Dieser offene Blick auf die Strukturen der Musik lohnte sich erst recht bei Ludwig van Beethovens 2. Klavierkonzert B-Dur op. 19. Helmchen, der sich neuerdings einen Vollbart stehen lässt (seine Agentur sollte mal die jungenhaften Künstlerfotos anpassen), agierte mit einer Souveränität und Eleganz, die das frühe Werk völlig frisch wirken ließen. Mal meldete sich die linke Hand akzentuiert zu Wort, mal trat sie ganz hinter den Diskant zurück. Das punktierte Motiv im Hauptsatz, auch eine Art Vogelruf, wurde bei jeder Wiederholung neu abgetönt – bis in den langsamen Satz, wo es ebenfalls auftaucht. Das schlichte Solo dort, Note für Note ausgestaltet, führte die Musik in die totale Ruhe, und das sprunghafte Rondo-Thema kam mal nicht rumpelig, sondern sehr geschmeidig daher. Es war eine Lust zuzuhören.

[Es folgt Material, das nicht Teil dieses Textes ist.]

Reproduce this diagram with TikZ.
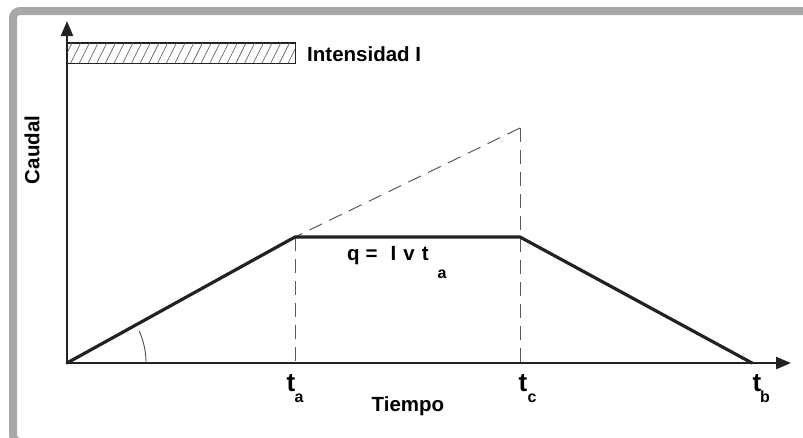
\documentclass[tikz,border=0pt]{standalone}
\usepackage{fontspec}
\setmainfont{Liberation Sans}
\usetikzlibrary{arrows.meta}
\definecolor{framegray}{HTML}{A8A8A8}
\definecolor{ink}{HTML}{222222}
\begin{document}
\begin{tikzpicture}[x=1pt,y=-1pt,
  axisline/.style={line width=2.4pt, draw=ink, -{Triangle[length=15pt,width=12pt]}},
  curveline/.style={line width=3.2pt, draw=ink, line join=round, line cap=round},
  guide/.style={line width=1pt, draw=black!65, dash pattern=on 14pt off 8pt},
  lbl/.style={font=\fontsize{20.5}{24}\selectfont\bfseries, inner sep=0pt, text=black},
  tlbl/.style={font=\fontsize{26}{28}\selectfont\bfseries, inner sep=0pt, text=black},
  sublbl/.style={font=\fontsize{16}{18}\selectfont\bfseries, inner sep=0pt, text=black},
  hatch/.style={line width=0.7pt, draw=black!60},
  anglearc/.style={line width=0.9pt, draw=black!70}]
\useasboundingbox (0,0) rectangle (803,437);
% frame
\begin{scope}
\clip (0,0) rectangle (803,437);
\draw[line width=8pt, draw=framegray, rounded corners=7pt] (13,11) rectangle (815,442);
\end{scope}
% key points
\coordinate (O) at (67,363);
\coordinate (Ytop) at (67,21);
\coordinate (Xend) at (791,363);
\coordinate (A) at (295,237);
\coordinate (C) at (520,237);
\coordinate (B) at (752,363);
\coordinate (D) at (520,128);
\coordinate (Ta) at (295,363);
\coordinate (Tc) at (520,363);
% intensity bar
\node (bar) [draw=ink, line width=1pt, minimum width=228pt, minimum height=20pt, inner sep=0pt] at (181,53) {};
\begin{scope}
\clip (bar.south west) rectangle (bar.north east);
\foreach \i in {0,...,27} {
  \draw[hatch] ({62+\i*8.7},63) -- ({72+\i*8.7},43);
}
\end{scope}
\draw[ink, line width=1pt] (bar.south west) rectangle (bar.north east);
\node (intens) [lbl, anchor=base west] at (307,61) {Intensidad I};
% guides
\draw[guide, dash phase=6pt] (A) -- (D);
\draw[guide] (A) -- (Ta);
\draw[guide] (D) -- (Tc);
% axes
\draw[axisline] (O) -- (Ytop);
\draw[axisline] (O) -- (Xend);
% hydrograph
\draw[curveline] (O) -- (A) -- (C) -- (B);
% angle arc
\draw[anglearc] plot[domain=0:24, samples=30] ({67+79*cos(\x)},{363-79*sin(\x)});
% labels
\node (caudal) [lbl, rotate=90] at (32,150) {Caudal};
\node (tiempo) [lbl, anchor=base] at (408,411) {Tiempo};
\node (ta) [tlbl, anchor=base] at (291,391) {t};
\node (tasub) [sublbl, anchor=base] at (299,402) {a};
\node (tc) [tlbl, anchor=base] at (523,391) {t};
\node (tcsub) [sublbl, anchor=base] at (532,402) {c};
\node (tb) [tlbl, anchor=base] at (757,391) {t};
\node (tbsub) [sublbl, anchor=base] at (765,402) {b};
\node (qeq) [lbl, anchor=base west] at (347,260) {q\hspace{6pt}=\hspace{13pt}I\hspace{7pt}v\hspace{7pt}t};
\node (qsub) [sublbl, anchor=base] at (442,278) {a};
\end{tikzpicture}
\end{document}
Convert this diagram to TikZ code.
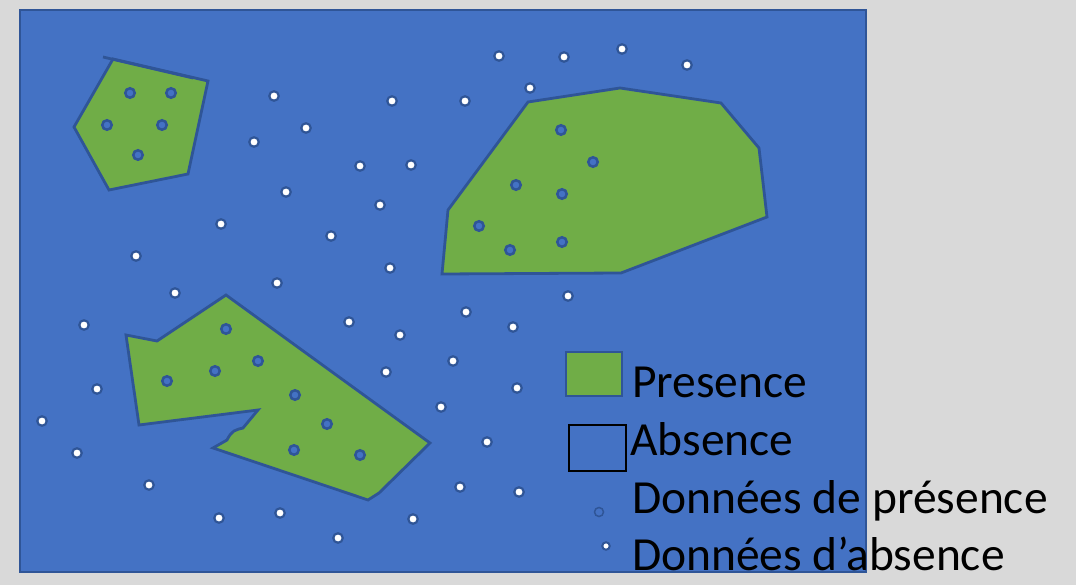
\documentclass[tikz,border=0pt]{standalone}
\usepackage{fontspec}
\setmainfont{Carlito}
\definecolor{bgray}{HTML}{D9D9D9}
\definecolor{mblue}{HTML}{4472C4}
\definecolor{dblue}{HTML}{2F5597}
\definecolor{pgreen}{HTML}{70AD47}
\begin{document}
\begin{tikzpicture}[x=1pt,y=-1pt,
  zone/.style={fill=pgreen,draw=dblue,line width=2.8pt,line join=miter},
  pres/.style={circle,fill=mblue,draw=dblue,line width=2.5pt,minimum size=9.5pt,inner sep=0pt},
  abs/.style={circle,fill=white,draw=dblue,line width=2.2pt,minimum size=9.5pt,inner sep=0pt},
  legtext/.style={anchor=base west,font=\fontsize{47.5}{52}\selectfont,inner sep=0pt,text=black}]
\fill[bgray] (0,0) rectangle (1076,585);
\useasboundingbox (0,0) rectangle (1076,585);
\draw[fill=mblue,draw=dblue,line width=2pt] (20,10) rectangle (866,572);
% zones
\draw[zone] (113,59) -- (208,81) -- (188,174) -- (109,190) -- (74,127) -- cycle;
\draw[dblue,line width=2.8pt] (103,57) -- (193,78);
\draw[zone] (528,102) -- (620,88) -- (721,103) -- (759,148) -- (767,217) -- (621,273) -- (442,274) -- (448,210) -- cycle;
\draw[zone] (226,295) -- (430,443) -- (379,493) -- (368,500) -- (213,448) -- (227,440)
  .. controls (229,436) and (231,433) .. (234,431) .. controls (237,429) and (240,429) .. (243,428)
  -- (258,410) -- (139,425) -- (126,335) -- (157,341) -- cycle;
% presence data
\foreach \x/\y [count=\i] in {130/93,171/93,107/125,162/125,138/155,
  561/130,593/162,516/185,562/194,479/226,510/250,562/242,
  226/329,258/361,215/371,167/381,295/395,327/424,294/450,360/455}
  \node[pres] (p\i) at (\x,\y) {};
% absence data
\foreach \x/\y [count=\i] in {499/56,564/57,622/49,687/65,530/88,274/96,392/101,465/101,306/128,254/142,
  360/166,411/165,286/192,380/205,221/224,331/236,136/256,390/268,277/283,175/293,
  568/296,466/312,84/325,349/322,513/327,400/335,453/361,386/372,97/389,517/388,
  441/407,42/421,487/442,77/453,149/485,460/487,519/492,280/513,219/518,413/519,338/538}
  \node[abs] (a\i) at (\x,\y) {};
% legend
\node[draw=dblue,fill=pgreen,line width=2pt,minimum width=56pt,minimum height=44pt,inner sep=0pt] (lgp) at (594,374) {};
\node[draw=black,line width=2pt,minimum width=57pt,minimum height=46pt,inner sep=0pt] (lga) at (597,448) {};
\node[circle,draw=dblue,line width=1.5pt,minimum size=9pt,inner sep=0pt] (lgpd) at (599,512) {};
\node[abs,minimum size=7.5pt,line width=2pt] (lgad) at (606,546) {};
\node[legtext] (t1) at (632,397) {Presence};
\node[legtext] (t2) at (630,455) {Absence};
\node[legtext] (t3) at (632,513) {Données de présence};
\node[legtext] (t4) at (632,570) {Données d’absence};
\end{tikzpicture}
\end{document}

Daran hatte die Beethoven-trainierte Kammerphilharmonie mit prägnanter Pizzikato-Begleitung und punktgenauen Dynamikwechseln einen stattlichen Anteil. Ihr stand – ein Bremen-Debüt – die Dirigentin Anja Bihlmaier vor, die im ersten Satz für Gewitterleuchten und auch sonst für Spannung sorgte. Mit ihrem freundlich-bestimmten Auftreten (im schicken türkisfarbenen Hosenanzug) gewann die 46-jährige Chefin des Den Haager Residenzorchesters, die in Kassel lebt, schnell alle Sympathien.
Mit keckernder Flöte
Schon zu Beginn hatte sie in Igor Strawinskys kurzem Concerto für 15 Instrumente "Dumberton Oaks" von 1938, benannt nach dem Landhaus des Auftraggebers bei Washington, den rhythmischen Witz mit keckernder Flöte und knupperndem Fagott ebenso beherzt herausgekitzelt wie die ironisch schmachtenden Momente der Hörner und Violinen. Robert Schumanns 4. Sinfonie op. 120 wiederum lud Bihlmaier, nun ohne Taktstock, zum Bersten mit Energie auf. Die heiklen Temporelationen stimmten perfekt, wenn auch auf Kosten der Streicherfiguren im Scherzo, die etwas unscharf gerieten, und der unteren Lautstärkegrade. Wie sie die Sätze dicht an dicht fügte (toll der unheimliche Übergang ins Finale), war allen Beifalls wert.
Für den bedankte sich die Dirigentin mit einem furiosen Furiant, Dvoráks Slawischem Tanz C-Dur op. 46/1.